The proposed share exchange transaction will be submitted to the stockholders of
Nanogen for their consideration, and Nanogen will file a registration statement,
a proxy statement/prospectus and other relevant documents concerning the
proposed transaction with the SEC. Shareholders are urged to read the
registration statement and the proxy statement/prospectus regarding the proposed
share exchange transaction when it becomes available and any other relevant
documents filed with the SEC, as well as any amendments or supplements to those
documents, because they will contain important information. You will be able to
obtain a free copy of the proxy statement/prospectus, as well as other filings
containing information about Nanogen, at the SEC's Internet site
(http://www.sec.gov). You will also be able to obtain these documents, free of
charge, at Nanogen's website (http://www.nanogen.com). Copies of the proxy
statement/prospectus and the SEC filings that will be incorporated by reference
in the proxy statement/prospectus can also be obtained, without charge, by
directing a request to: Investor Relations at 858-410-4600 or via email to:
info@nanogen.com.
Nanogen, and its directors and executive officers, may be deemed to be participants in the solicitation of proxies from the stockholders of Nanogen in connection with the proposed share exchange transaction.

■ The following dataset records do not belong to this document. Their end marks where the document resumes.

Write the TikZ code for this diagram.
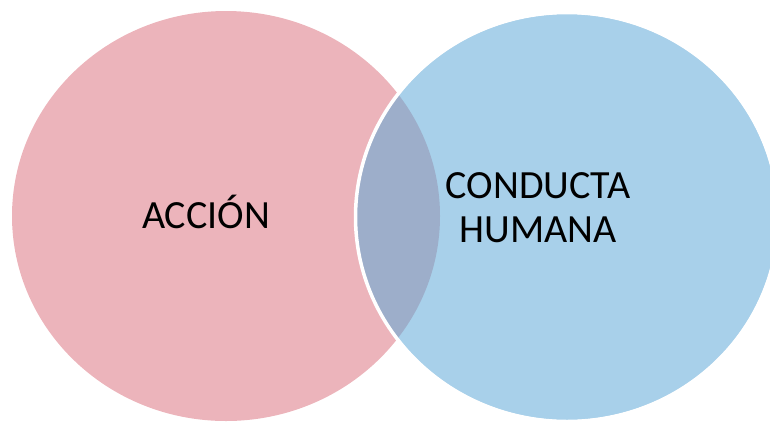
\documentclass[tikz,border=0pt]{standalone}
\usepackage{fontspec}
\setmainfont{Carlito}
\definecolor{pinkfill}{HTML}{ECB4BB}
\definecolor{bluefill}{HTML}{A8D0EA}
\definecolor{mixfill}{HTML}{9DAECA}
\begin{document}
\begin{tikzpicture}[x=1pt,y=-1pt,
  label/.style={font=\fontsize{40}{44}\selectfont, inner sep=0pt, text=black, align=center}]
\useasboundingbox (0,0) rectangle (770,421);
\clip (0,0) rectangle (770,421);
\path[fill=pinkfill] (226,216) ellipse [x radius=214pt, y radius=205pt];
\path[fill=bluefill] (567,217) ellipse [x radius=210pt, y radius=203pt];
\begin{scope}
  \clip (226,216) ellipse [x radius=214pt, y radius=205pt];
  \path[fill=mixfill] (567,217) ellipse [x radius=210pt, y radius=203pt];
\end{scope}
\draw[white, line width=3.5pt] (567,217) ellipse [x radius=211.5pt, y radius=204.5pt];
\node[label, anchor=base] (accion) at (206,228) {ACCIÓN};
\node[label, anchor=base] (conducta) at (538,242) {CONDUCTA\\HUMANA};
\end{tikzpicture}
\end{document}
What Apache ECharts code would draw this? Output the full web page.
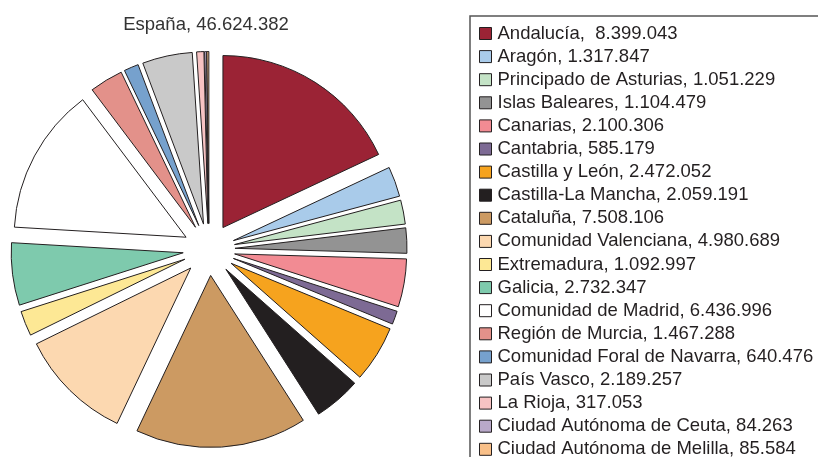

Information about the directors and executive officers of Nanogen and their ownership of Nanogen common stock is set forth in the proxy statement, dated May 13, 2008, for Nanogen's annual meeting of stockholders, as filed with the SEC on a Schedule 14, and in Nanogen's annual report on Form 10-K, as amended on Form 10-K/A, filed with the SEC on March 31, 2008 and April 29, 2008, respectively. Additional information regarding the interests of those participants and other persons who may be deemed participants in the share exchange transaction may be obtained by reading the proxy statement /prospectus regarding the proposed share exchange transaction when it becomes available. You may obtain free copies of these documents as described in the preceding paragraph.